La industria periodística establecida con cierta independencia de los poderes se concibe, entonces, como uno de los medios de que disponen las democracias para mejorarse día a día, para ser cada vez más libertarias, más igualitarias, más fraternales. "El genio de la democracia consiste en que, a través de un proceso de ventilación pública de ideas, opiniones y deberes, se libera la energía y la sabiduría intelectuales de la gente", opina el periodista Bill Kovach, ex editor del diario "The New York Times". "Si no hay una fuente de información creíble, el compromiso social es manejado por el rumor, el miedo y el cinismo. Los cínicos no construyen sociedades libres y abiertas."

"El papel del periodista es más importante que el de los políticos e ideólogos en este tiempo de incertidumbre, porque a ellos corresponde explicar el mundo", dice, por su parte, el escritor venezolano Arturo Uslar Pietri. Pero los periodistas no "hacen" política como la hacen los políticos profesionales, cuyos actos tienen el objetivo de generar hechos políticos. El objetivo de un periodista, en cambio, es difundir el máximo de información, no las consecuencias que ella acarreará.
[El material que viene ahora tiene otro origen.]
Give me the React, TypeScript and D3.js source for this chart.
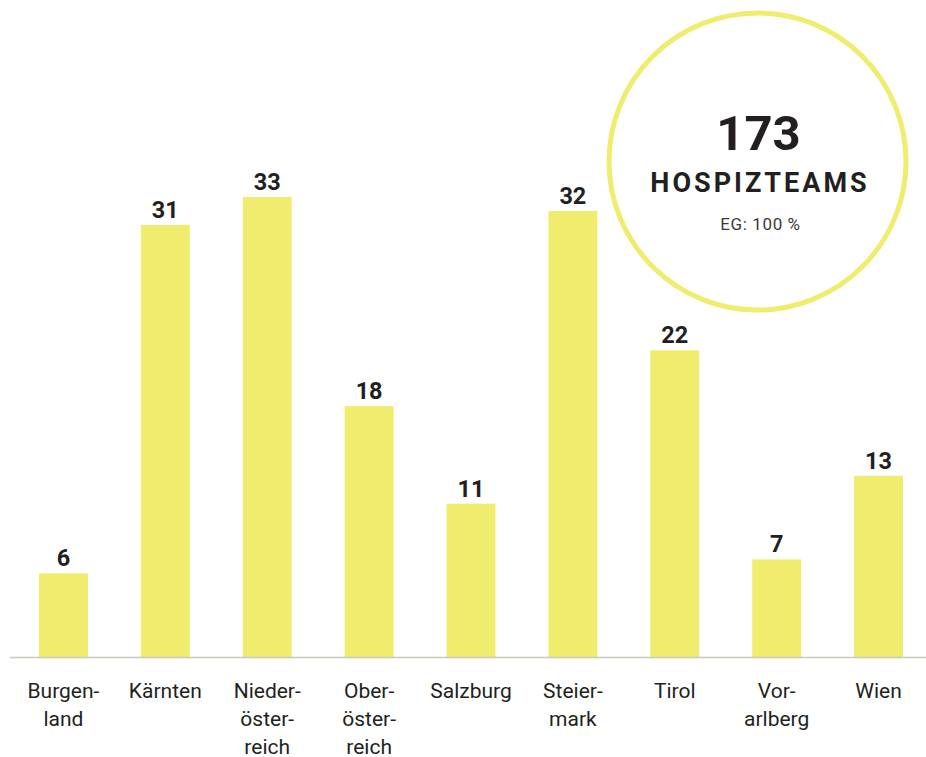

Si se planteara como finalidad la concreción de un hecho político, deportivo, artístico o policial posterior a la difusión del hecho del que informa, saltaría de la trinchera del periodista para zambullirse en la del político, el deportista, el artista o el policía.
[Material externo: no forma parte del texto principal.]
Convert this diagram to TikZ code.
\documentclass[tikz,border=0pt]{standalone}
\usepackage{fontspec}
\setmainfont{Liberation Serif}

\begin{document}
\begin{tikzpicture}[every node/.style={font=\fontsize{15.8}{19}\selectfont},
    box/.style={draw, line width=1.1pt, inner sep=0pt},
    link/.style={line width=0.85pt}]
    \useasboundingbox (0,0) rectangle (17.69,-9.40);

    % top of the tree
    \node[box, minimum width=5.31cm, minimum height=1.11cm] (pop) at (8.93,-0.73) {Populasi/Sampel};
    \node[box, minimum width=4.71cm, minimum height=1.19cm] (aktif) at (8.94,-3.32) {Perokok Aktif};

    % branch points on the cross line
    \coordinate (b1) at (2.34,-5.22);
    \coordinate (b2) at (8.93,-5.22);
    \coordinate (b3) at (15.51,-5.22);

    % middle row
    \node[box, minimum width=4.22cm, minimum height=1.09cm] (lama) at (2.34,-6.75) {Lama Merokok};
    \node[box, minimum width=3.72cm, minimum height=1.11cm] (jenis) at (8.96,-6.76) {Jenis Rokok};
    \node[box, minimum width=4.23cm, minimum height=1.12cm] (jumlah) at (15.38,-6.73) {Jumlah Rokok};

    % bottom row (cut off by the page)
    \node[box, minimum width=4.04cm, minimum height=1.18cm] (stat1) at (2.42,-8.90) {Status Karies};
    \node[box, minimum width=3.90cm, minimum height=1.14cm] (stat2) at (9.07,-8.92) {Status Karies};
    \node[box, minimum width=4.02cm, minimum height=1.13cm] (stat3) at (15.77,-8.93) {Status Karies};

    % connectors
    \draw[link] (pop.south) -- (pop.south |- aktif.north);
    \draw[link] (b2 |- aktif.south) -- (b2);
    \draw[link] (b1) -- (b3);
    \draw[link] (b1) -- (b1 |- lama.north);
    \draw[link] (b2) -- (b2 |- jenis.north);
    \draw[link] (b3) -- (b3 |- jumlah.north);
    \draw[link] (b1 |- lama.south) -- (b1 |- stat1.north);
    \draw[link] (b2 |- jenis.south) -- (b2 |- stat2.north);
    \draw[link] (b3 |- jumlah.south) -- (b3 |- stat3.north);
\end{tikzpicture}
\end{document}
En materia de periodismo "hay que diferenciar entre oposición y crítica", explica el argentino Mariano Grondona. "El opositor se presenta como alternativa. En cambio, el periodista no es alternativa de poder. Nosotros no tenemos poder político: tenemos influencia, que es otra cosa."

El periodismo es un subsistema del sistema social, al igual que lo son la política, la economía, las artes y las letras, los deportes y las farmacias de turno. Todos ellos se cortan de forma horizontal, se retroalimentan, se influyen unos a otros. El objetivo del periodismo no es o no debe ser la influencia sobre los restantes subsistemas: al igual que el sistema nervioso alerta a su pie que pisa un clavo y no una baldosa, ese subsistema social que es el periodismo avisará a los consumidores de noticias que esa farmacia está cerrada y no abierta, que el dólar sube y no baja, que este libro le pareció a alguien aburrido y no entretenido, que allí donde algunos creen ver la redención nacional se asoma la amenaza del genocidio.

Las cosas suceden. Lo único que puede hacer un periodista al respecto no es poco: ejercer ciertas facetas del derecho de la sociedad al libre acceso a la información a partir de la "producción" de parte de "la realidad" que ella consume, esa parte denominada con vaguedad como "lo público". Aunque en un régimen democrático a cabalidad, cualquiera, y no sólo un periodista, podría hacerlo: la ley, al menos en teoría, lo ampara. Según el artículo 19 de la Declaración Universal de los Derechos Humanos aprobada por las Naciones Unidas en 1948, "todo individuo tiene derecho a la libertad de opinión y de expresión; ese derecho incluye el de no ser molestado a causa de sus opiniones, el de investigar y recibir informaciones y opiniones y el de difundirlas, sin limitación de fronteras, por cualquier medio de expresión".

O sea que cualquiera puede llamar al presidente de su país y preguntarle si va a mantener en el gabinete al ministro de Economía. Si paga la entrada, puede vercon sus propios ojos el partido final del campeonato de fútbol sin que se lo obligue a escuchar ni leer los comentarios. Puede averiguar si-se-efectuaron-muchos-disparos-con-arma-de-fuego-de-alto-calibre-con-resultado-fatal-en-el-copamiento-registrado-anoche-en-jurisdicción-de-la-seccional-8va, y arriesgarse a permanecer 48 horas en una celda mientras investigan sus antecedentes.

Pero ese ciudadano —usted mismo— tiene que trabajar, dormir, besar a su pareja, ir al cine, cortar el pasto, hacerse una tortilla y llevar a los nenes al colegio. Por eso, no se moleste: deje que lo hagan los periodistas, que para eso les pagan.

De cualquier manera, el consumidor de noticias haría bien en tener en cuenta la advertencia de David Broder, periodista del diario "The Washington Post": "El periódico que llega a su casa es un recuento parcial, apresurado, incompleto e inevitablemente algo confuso e inexacto de algunas de las cosas que hemos oído que sucedieron en las últimas 24 horas. Hay distorsión, a pesar de nuestra mejor buena voluntad para eliminar las parcialidades más obvias, por el mismo proceso de comprensión que hace posible que uno lo pueda leer en una hora. Pero es lo mejor que hemos podido hacer bajo las circunstancias, y mañana regresaremos con la versión corregida y al día."

Hasta la siguiente edición, las cucarachas continuarán caminando entre las páginas de su diario favorito. Ese papel entintado tendrá, entonces, un mejor destino. Lo fundamental ya habrá quedado dentro suyo.


(Éste es el primer capítulo de Traficantes de realidad, ensayo sobre periodismo publicado en 1997 por Marcelo Jelen en Montevideo. Conseguir un ejemplar es difícil.)